-- begin --
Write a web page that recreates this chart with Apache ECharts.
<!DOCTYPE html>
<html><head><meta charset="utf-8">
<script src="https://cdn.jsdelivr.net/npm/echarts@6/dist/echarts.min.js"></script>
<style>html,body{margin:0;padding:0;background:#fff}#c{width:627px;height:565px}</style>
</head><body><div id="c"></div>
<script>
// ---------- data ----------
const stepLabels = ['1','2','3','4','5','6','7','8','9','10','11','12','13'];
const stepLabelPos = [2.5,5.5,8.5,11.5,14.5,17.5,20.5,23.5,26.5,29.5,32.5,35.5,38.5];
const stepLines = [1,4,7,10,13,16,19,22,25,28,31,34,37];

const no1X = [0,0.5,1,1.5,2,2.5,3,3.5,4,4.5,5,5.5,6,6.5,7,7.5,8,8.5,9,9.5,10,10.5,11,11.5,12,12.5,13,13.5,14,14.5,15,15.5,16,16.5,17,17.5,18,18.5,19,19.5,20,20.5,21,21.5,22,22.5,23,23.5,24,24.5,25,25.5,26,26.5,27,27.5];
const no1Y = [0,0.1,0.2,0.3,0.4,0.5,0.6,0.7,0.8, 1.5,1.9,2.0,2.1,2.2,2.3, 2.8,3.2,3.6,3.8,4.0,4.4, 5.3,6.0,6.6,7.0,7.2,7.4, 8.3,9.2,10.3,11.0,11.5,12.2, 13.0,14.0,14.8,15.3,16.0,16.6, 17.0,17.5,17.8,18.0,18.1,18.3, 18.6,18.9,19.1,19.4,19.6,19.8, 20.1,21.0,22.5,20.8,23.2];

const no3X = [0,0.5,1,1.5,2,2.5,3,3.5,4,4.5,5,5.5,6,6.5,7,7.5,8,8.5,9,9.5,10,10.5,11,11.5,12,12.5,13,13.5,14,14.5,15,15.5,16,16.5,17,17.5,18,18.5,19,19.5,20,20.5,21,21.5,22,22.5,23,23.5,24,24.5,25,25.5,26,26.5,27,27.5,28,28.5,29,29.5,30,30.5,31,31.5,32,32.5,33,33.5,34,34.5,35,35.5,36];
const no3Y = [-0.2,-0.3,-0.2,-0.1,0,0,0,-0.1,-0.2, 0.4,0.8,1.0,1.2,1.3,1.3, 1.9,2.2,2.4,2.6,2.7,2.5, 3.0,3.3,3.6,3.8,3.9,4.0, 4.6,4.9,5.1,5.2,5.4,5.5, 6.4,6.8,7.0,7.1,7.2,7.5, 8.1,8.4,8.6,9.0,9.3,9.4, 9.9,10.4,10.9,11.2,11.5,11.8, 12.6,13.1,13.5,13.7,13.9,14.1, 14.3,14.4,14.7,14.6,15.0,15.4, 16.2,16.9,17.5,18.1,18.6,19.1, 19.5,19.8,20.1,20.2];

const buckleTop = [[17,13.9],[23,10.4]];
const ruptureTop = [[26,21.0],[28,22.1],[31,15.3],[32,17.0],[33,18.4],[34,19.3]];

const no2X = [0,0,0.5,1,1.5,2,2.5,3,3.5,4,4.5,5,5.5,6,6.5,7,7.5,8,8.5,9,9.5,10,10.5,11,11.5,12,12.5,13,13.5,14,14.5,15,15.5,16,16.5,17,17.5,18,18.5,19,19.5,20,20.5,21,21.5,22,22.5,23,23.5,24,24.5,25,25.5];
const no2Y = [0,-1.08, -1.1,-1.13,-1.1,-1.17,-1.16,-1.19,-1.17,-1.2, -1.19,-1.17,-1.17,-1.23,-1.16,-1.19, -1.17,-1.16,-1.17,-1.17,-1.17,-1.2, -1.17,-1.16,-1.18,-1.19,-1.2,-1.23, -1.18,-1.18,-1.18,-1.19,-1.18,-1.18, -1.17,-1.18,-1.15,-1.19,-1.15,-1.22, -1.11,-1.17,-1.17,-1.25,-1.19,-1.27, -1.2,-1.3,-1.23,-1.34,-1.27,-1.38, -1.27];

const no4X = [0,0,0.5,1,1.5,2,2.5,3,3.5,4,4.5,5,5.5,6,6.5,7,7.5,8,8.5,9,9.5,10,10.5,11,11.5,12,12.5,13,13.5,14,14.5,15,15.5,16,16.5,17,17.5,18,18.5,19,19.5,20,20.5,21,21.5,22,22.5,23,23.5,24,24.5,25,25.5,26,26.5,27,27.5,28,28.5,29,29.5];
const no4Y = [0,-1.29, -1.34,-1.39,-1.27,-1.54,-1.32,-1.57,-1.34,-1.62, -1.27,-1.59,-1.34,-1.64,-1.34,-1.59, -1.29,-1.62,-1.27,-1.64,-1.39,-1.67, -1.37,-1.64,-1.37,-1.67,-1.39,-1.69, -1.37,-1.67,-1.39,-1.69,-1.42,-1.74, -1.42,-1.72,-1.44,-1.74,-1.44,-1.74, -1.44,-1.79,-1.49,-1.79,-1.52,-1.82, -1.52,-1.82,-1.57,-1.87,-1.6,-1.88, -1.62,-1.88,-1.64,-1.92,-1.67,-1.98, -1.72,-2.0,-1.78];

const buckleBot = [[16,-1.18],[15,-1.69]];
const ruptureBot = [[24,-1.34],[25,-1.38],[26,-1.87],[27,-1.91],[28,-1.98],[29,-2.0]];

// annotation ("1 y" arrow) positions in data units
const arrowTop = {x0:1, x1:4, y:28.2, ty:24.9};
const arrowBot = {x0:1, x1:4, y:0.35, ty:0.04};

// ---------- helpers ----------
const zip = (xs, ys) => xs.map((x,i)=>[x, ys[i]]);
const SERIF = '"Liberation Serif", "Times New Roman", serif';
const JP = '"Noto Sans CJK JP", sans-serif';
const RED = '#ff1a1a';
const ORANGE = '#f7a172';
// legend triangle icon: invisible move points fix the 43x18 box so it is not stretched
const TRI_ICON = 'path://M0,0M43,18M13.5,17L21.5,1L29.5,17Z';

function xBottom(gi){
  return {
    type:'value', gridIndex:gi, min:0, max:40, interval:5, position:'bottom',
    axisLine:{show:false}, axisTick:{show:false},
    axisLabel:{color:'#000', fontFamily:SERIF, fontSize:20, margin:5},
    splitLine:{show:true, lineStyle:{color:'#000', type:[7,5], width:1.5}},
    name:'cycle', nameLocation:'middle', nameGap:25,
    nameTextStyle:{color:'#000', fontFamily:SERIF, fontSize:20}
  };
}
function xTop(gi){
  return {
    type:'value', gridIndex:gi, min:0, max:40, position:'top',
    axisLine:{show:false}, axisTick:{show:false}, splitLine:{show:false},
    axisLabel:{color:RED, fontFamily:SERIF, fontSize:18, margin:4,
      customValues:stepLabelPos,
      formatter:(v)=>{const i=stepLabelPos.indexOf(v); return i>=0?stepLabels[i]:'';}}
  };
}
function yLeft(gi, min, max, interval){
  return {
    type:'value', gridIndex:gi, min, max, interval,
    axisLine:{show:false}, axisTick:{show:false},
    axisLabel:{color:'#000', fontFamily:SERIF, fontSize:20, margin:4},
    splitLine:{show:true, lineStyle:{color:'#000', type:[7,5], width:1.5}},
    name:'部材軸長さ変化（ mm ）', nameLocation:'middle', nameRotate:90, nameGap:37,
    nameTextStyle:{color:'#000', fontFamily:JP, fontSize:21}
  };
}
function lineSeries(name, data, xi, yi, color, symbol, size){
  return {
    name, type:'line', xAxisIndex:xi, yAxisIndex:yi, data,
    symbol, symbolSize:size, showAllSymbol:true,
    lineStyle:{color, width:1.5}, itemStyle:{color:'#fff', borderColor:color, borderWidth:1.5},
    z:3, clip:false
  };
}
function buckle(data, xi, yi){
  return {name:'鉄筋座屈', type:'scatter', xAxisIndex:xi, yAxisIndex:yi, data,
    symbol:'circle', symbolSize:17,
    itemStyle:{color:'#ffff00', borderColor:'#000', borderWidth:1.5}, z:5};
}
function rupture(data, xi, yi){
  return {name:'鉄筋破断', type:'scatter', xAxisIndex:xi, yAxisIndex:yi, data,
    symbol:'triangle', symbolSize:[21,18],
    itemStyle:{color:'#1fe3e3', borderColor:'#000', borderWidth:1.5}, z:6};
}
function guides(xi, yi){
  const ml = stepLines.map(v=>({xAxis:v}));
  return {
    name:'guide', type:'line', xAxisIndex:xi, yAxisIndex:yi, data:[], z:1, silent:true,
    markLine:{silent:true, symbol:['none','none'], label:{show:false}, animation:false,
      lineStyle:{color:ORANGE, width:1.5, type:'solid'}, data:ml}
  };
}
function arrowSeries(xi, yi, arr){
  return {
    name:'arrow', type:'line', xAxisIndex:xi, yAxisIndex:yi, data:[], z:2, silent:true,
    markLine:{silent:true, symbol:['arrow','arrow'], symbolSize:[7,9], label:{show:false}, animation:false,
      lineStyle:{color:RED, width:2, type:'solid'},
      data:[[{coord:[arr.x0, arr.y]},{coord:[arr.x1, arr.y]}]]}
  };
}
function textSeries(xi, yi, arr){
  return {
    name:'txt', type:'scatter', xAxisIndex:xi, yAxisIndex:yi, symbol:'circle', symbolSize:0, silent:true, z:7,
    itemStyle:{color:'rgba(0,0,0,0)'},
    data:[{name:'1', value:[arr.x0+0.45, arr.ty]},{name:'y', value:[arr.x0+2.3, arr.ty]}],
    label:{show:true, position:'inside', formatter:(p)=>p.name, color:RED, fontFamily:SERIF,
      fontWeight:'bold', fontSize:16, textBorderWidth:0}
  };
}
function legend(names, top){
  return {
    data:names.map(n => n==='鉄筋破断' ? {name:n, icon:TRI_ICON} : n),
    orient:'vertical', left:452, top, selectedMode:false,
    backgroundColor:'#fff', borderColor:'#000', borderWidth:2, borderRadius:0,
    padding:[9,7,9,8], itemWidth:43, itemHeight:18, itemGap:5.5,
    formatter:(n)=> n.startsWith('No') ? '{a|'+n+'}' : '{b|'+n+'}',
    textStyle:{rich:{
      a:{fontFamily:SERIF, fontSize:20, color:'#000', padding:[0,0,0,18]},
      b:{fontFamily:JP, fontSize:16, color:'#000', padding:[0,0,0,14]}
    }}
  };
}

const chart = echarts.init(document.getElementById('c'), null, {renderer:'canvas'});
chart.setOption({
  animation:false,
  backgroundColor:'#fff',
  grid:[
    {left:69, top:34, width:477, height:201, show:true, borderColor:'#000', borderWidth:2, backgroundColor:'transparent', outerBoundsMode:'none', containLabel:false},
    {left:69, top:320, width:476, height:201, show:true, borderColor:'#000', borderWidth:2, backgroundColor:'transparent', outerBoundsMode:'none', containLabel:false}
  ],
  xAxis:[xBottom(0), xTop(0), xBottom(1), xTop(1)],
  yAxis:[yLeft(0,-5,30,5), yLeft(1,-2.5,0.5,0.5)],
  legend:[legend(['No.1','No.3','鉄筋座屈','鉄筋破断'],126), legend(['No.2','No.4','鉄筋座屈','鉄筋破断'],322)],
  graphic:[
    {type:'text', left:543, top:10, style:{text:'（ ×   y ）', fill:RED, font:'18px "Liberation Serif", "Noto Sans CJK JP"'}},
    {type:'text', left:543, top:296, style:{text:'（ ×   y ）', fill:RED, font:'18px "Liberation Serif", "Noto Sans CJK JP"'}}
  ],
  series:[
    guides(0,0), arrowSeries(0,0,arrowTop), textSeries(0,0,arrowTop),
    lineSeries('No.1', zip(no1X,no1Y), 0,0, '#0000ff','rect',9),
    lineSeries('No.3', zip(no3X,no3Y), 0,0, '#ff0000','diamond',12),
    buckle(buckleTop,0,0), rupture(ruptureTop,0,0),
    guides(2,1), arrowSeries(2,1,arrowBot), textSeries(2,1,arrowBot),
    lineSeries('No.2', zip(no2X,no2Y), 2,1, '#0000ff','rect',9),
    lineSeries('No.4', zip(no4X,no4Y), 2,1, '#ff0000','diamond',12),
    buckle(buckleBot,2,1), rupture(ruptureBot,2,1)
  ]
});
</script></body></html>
-- end --
Write down again the exact lines running from the beginning of the data to the line containing "const stepLines = [1,4,7,10,13,16,19,22,25,28,31,34,37];", with both ends included.

Write a web page that recreates this chart with Apache ECharts.
<!DOCTYPE html>
<html><head><meta charset="utf-8">
<script src="https://cdn.jsdelivr.net/npm/echarts@6/dist/echarts.min.js"></script>
<style>html,body{margin:0;padding:0;background:#fff}#c{width:627px;height:565px}</style>
</head><body><div id="c"></div>
<script>
// ---------- data ----------
const stepLabels = ['1','2','3','4','5','6','7','8','9','10','11','12','13'];
const stepLabelPos = [2.5,5.5,8.5,11.5,14.5,17.5,20.5,23.5,26.5,29.5,32.5,35.5,38.5];
const stepLines = [1,4,7,10,13,16,19,22,25,28,31,34,37];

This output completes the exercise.